[Figure scripts]

-*-*-

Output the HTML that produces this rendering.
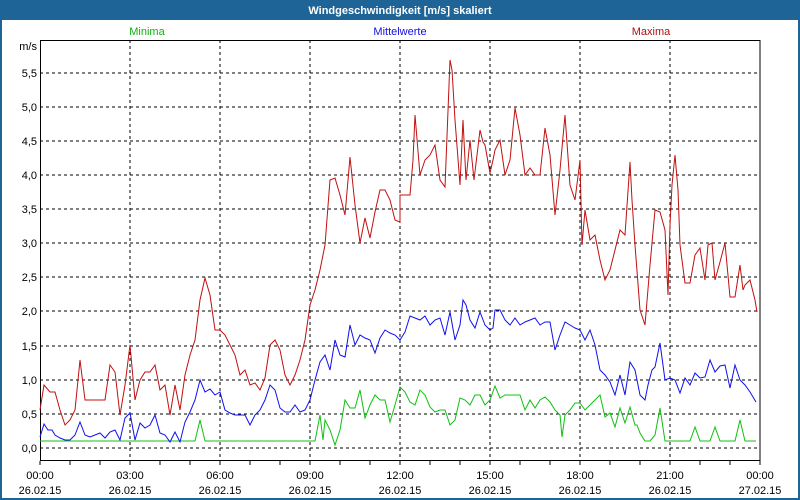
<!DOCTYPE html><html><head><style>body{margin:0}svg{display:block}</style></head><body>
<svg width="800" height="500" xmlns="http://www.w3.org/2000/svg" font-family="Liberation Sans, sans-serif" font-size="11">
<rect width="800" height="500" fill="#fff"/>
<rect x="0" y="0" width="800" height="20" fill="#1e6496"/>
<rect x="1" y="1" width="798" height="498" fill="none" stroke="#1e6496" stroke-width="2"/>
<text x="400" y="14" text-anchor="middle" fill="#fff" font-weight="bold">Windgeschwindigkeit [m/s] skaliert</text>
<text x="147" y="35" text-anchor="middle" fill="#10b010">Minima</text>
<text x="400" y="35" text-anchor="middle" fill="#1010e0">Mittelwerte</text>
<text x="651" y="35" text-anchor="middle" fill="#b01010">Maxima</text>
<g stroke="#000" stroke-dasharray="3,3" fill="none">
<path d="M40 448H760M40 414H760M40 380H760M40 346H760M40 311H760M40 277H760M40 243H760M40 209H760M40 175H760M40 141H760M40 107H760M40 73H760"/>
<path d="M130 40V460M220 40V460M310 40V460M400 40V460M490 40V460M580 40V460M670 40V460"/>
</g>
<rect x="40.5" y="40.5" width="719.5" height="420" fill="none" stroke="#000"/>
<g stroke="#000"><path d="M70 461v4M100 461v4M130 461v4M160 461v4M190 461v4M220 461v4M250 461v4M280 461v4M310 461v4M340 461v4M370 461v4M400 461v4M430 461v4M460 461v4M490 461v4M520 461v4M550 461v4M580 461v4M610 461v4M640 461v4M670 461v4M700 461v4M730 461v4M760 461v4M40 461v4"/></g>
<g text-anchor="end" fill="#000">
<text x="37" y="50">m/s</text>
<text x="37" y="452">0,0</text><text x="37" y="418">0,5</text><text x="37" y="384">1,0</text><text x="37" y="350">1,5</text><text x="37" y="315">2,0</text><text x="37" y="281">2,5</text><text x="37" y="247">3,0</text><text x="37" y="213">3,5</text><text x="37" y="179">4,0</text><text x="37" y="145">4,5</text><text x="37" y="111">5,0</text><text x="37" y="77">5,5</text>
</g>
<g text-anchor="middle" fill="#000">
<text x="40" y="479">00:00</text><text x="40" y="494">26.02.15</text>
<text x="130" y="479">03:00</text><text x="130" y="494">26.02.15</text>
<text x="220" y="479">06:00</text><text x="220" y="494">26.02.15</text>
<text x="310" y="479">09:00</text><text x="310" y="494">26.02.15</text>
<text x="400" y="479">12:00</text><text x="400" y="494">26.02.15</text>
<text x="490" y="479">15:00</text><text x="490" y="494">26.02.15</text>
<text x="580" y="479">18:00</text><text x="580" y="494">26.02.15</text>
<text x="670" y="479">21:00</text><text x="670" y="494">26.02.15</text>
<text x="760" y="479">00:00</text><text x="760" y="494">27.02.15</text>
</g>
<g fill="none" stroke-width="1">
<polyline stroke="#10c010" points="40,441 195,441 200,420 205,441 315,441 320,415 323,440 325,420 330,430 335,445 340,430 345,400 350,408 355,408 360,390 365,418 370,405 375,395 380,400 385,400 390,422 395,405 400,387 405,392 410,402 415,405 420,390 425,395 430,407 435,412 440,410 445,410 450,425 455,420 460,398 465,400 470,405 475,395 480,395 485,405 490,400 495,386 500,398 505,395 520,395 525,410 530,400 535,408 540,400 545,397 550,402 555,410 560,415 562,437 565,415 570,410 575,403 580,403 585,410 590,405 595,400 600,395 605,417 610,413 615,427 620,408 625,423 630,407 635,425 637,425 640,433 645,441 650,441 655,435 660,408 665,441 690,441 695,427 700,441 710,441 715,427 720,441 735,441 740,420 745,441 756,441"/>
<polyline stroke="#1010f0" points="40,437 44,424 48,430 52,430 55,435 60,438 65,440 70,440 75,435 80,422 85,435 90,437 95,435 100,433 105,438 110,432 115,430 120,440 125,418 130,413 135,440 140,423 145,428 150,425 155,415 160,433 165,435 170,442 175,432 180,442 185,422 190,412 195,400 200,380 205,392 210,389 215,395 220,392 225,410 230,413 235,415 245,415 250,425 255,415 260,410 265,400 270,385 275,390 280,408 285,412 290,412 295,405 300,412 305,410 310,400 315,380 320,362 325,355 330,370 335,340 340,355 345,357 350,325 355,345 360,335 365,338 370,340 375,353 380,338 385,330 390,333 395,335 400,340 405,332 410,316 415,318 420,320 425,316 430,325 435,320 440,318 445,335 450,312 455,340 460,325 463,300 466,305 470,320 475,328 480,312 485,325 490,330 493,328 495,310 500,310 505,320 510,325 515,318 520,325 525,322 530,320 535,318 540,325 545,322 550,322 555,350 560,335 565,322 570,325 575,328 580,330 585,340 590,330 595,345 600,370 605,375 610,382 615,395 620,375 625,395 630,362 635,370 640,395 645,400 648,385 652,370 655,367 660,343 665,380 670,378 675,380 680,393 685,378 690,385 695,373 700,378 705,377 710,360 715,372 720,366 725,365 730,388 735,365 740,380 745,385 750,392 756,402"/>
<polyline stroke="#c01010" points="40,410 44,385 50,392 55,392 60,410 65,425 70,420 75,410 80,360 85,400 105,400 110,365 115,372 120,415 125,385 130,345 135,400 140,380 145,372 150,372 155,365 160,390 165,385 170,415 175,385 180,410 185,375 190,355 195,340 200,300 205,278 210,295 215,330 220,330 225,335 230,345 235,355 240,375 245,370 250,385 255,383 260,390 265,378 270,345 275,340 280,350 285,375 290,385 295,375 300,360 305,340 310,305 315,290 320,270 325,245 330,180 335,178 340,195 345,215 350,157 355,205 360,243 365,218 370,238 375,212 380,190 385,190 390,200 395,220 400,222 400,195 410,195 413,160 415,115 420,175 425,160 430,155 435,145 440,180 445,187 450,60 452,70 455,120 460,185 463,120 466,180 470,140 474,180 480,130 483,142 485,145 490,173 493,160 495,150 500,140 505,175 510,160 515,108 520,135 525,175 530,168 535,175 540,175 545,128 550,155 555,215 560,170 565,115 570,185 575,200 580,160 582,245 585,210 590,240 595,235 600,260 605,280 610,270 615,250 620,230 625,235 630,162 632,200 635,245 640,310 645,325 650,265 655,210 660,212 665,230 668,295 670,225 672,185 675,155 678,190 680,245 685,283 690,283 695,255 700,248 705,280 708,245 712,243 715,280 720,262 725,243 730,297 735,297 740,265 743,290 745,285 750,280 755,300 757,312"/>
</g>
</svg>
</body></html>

-*-*-

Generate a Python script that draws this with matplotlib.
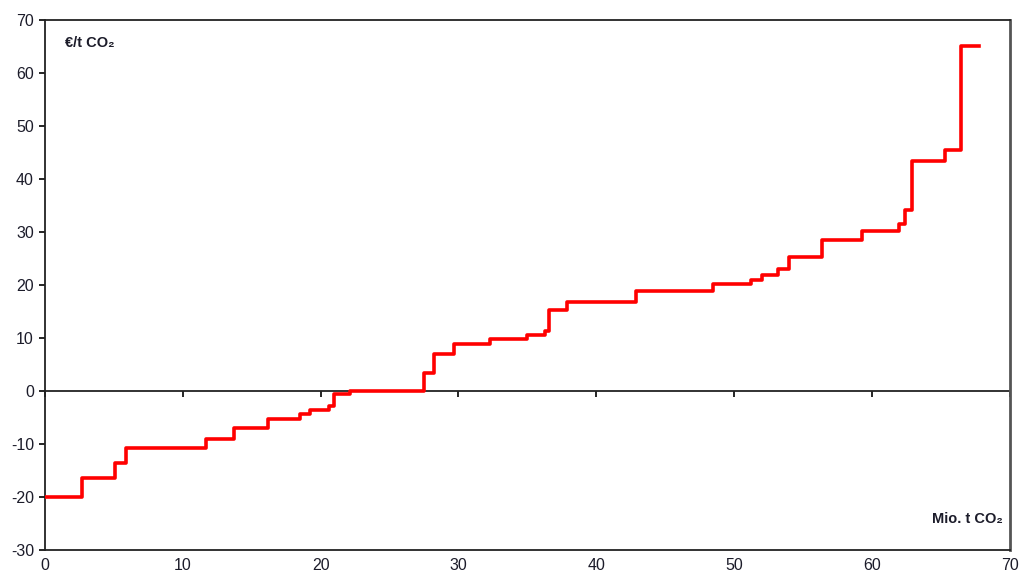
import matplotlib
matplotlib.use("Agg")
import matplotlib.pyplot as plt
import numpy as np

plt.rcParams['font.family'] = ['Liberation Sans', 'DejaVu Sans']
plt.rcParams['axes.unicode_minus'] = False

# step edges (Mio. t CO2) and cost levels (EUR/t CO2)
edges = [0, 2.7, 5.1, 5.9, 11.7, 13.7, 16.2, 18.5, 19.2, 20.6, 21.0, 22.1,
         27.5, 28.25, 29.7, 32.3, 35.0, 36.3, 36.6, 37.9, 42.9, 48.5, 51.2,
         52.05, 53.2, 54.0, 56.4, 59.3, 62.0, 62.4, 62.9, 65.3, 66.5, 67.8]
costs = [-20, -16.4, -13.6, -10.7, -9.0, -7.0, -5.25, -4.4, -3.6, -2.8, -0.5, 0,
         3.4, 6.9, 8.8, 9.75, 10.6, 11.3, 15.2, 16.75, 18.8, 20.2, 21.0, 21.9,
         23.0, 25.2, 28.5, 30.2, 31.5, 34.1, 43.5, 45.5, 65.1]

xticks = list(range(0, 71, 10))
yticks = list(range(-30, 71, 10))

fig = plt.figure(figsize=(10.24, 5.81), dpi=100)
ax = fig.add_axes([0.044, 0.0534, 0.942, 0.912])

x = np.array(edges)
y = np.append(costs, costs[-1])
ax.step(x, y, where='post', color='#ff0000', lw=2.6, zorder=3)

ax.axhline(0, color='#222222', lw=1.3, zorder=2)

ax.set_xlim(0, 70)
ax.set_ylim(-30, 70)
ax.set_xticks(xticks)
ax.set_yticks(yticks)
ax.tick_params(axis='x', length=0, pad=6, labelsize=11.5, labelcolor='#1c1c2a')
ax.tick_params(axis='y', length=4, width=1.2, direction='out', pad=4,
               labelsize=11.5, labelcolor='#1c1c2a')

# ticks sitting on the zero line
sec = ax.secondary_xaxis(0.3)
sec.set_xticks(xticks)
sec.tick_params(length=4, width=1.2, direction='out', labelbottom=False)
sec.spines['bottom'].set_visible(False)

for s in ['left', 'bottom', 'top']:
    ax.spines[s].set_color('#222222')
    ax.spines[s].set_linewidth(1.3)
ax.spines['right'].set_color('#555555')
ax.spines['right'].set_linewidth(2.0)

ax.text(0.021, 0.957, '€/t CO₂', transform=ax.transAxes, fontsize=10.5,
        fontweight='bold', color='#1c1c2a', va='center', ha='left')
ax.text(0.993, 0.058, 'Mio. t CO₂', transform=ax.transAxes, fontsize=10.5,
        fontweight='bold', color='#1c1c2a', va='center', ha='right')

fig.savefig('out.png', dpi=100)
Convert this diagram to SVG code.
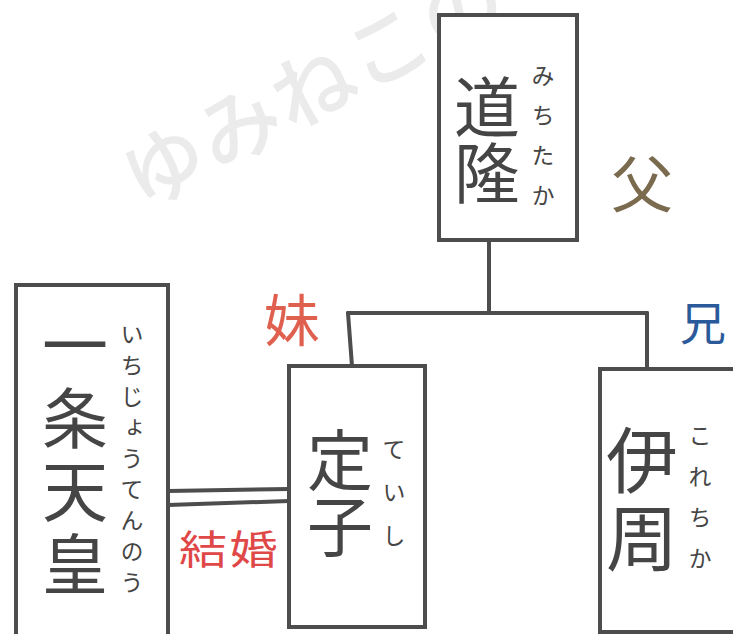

-*-*-

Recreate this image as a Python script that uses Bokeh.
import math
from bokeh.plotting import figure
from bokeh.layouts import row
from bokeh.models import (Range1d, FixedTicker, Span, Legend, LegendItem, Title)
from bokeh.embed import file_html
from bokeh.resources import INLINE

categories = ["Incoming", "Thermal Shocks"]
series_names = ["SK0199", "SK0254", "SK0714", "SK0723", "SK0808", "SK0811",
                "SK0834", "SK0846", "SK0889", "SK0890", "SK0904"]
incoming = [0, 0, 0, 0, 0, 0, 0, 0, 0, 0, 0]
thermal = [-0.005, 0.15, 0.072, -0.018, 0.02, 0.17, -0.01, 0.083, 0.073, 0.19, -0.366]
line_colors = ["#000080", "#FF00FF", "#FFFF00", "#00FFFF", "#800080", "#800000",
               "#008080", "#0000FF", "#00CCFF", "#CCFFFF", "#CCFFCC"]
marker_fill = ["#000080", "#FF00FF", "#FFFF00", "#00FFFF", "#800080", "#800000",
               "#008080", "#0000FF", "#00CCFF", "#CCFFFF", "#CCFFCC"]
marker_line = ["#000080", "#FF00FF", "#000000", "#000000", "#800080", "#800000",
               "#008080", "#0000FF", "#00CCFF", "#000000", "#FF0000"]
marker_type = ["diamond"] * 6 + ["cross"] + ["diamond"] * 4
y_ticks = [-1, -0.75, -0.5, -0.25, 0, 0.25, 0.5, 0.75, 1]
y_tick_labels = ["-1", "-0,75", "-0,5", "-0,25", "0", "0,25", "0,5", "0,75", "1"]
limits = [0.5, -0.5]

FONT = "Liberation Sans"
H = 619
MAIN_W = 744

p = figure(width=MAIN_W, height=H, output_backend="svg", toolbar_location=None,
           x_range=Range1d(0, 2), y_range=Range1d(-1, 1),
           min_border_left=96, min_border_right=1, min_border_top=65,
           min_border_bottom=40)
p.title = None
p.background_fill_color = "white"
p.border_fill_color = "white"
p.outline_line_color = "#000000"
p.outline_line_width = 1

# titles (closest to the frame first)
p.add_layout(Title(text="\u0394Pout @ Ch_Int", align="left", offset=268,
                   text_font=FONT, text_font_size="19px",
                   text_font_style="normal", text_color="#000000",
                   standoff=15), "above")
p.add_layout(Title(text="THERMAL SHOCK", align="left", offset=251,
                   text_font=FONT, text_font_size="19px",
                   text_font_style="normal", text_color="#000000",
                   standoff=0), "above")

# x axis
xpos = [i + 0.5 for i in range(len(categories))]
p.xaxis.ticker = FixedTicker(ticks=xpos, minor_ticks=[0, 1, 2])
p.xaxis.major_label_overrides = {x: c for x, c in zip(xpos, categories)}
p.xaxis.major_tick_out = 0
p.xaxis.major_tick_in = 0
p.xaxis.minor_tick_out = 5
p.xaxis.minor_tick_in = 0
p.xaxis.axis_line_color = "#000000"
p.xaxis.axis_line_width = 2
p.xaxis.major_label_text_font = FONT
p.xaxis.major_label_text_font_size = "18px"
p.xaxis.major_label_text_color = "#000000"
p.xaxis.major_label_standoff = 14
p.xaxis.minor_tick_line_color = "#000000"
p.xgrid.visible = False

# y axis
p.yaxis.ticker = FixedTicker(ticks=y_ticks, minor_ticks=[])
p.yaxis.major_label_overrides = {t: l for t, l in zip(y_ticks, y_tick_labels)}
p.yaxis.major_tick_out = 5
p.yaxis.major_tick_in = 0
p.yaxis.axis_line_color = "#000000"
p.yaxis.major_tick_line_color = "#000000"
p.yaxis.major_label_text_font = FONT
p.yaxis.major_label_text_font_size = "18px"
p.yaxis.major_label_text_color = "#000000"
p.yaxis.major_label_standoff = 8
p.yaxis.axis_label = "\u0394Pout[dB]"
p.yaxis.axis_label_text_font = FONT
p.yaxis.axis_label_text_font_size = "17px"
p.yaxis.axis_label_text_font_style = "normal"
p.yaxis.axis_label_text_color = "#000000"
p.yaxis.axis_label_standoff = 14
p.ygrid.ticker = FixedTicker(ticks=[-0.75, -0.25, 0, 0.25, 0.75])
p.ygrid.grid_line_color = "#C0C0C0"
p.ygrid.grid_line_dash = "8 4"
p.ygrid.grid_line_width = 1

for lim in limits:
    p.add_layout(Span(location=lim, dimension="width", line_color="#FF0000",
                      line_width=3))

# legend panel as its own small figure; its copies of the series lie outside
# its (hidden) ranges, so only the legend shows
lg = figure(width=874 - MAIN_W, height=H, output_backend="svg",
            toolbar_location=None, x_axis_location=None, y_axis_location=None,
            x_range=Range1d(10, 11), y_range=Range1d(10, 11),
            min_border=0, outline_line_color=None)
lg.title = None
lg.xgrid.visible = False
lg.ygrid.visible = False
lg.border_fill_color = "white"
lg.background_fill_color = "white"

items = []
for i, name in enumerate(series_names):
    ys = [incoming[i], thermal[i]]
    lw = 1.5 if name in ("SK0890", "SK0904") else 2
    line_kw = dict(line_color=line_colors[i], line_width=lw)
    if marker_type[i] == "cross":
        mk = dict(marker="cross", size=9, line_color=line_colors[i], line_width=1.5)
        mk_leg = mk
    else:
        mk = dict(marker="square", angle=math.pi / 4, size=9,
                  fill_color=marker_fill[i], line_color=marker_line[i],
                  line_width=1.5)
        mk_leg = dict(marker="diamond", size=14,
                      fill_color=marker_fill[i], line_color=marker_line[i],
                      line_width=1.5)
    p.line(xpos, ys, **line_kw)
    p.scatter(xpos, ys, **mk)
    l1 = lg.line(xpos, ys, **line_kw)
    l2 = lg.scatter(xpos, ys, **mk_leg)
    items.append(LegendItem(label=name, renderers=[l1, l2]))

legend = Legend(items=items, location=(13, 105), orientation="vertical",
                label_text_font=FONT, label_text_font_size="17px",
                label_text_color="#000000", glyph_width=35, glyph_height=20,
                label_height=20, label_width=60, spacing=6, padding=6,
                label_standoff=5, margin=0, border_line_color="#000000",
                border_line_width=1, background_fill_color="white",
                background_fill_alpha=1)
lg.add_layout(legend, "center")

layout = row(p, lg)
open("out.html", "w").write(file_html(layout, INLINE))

-*-*-

* WHAT IS EXPECTED
Transcribe the lines above from the one with "Recreate this image" through the one with "limits = [0.5, -0.5]". Include both ends and leave out every other line.

* EXERCISE SOLUTION
Recreate this image as a Python script that uses Bokeh.
import math
from bokeh.plotting import figure
from bokeh.layouts import row
from bokeh.models import (Range1d, FixedTicker, Span, Legend, LegendItem, Title)
from bokeh.embed import file_html
from bokeh.resources import INLINE

categories = ["Incoming", "Thermal Shocks"]
series_names = ["SK0199", "SK0254", "SK0714", "SK0723", "SK0808", "SK0811",
                "SK0834", "SK0846", "SK0889", "SK0890", "SK0904"]
incoming = [0, 0, 0, 0, 0, 0, 0, 0, 0, 0, 0]
thermal = [-0.005, 0.15, 0.072, -0.018, 0.02, 0.17, -0.01, 0.083, 0.073, 0.19, -0.366]
line_colors = ["#000080", "#FF00FF", "#FFFF00", "#00FFFF", "#800080", "#800000",
               "#008080", "#0000FF", "#00CCFF", "#CCFFFF", "#CCFFCC"]
marker_fill = ["#000080", "#FF00FF", "#FFFF00", "#00FFFF", "#800080", "#800000",
               "#008080", "#0000FF", "#00CCFF", "#CCFFFF", "#CCFFCC"]
marker_line = ["#000080", "#FF00FF", "#000000", "#000000", "#800080", "#800000",
               "#008080", "#0000FF", "#00CCFF", "#000000", "#FF0000"]
marker_type = ["diamond"] * 6 + ["cross"] + ["diamond"] * 4
y_ticks = [-1, -0.75, -0.5, -0.25, 0, 0.25, 0.5, 0.75, 1]
y_tick_labels = ["-1", "-0,75", "-0,5", "-0,25", "0", "0,25", "0,5", "0,75", "1"]
limits = [0.5, -0.5]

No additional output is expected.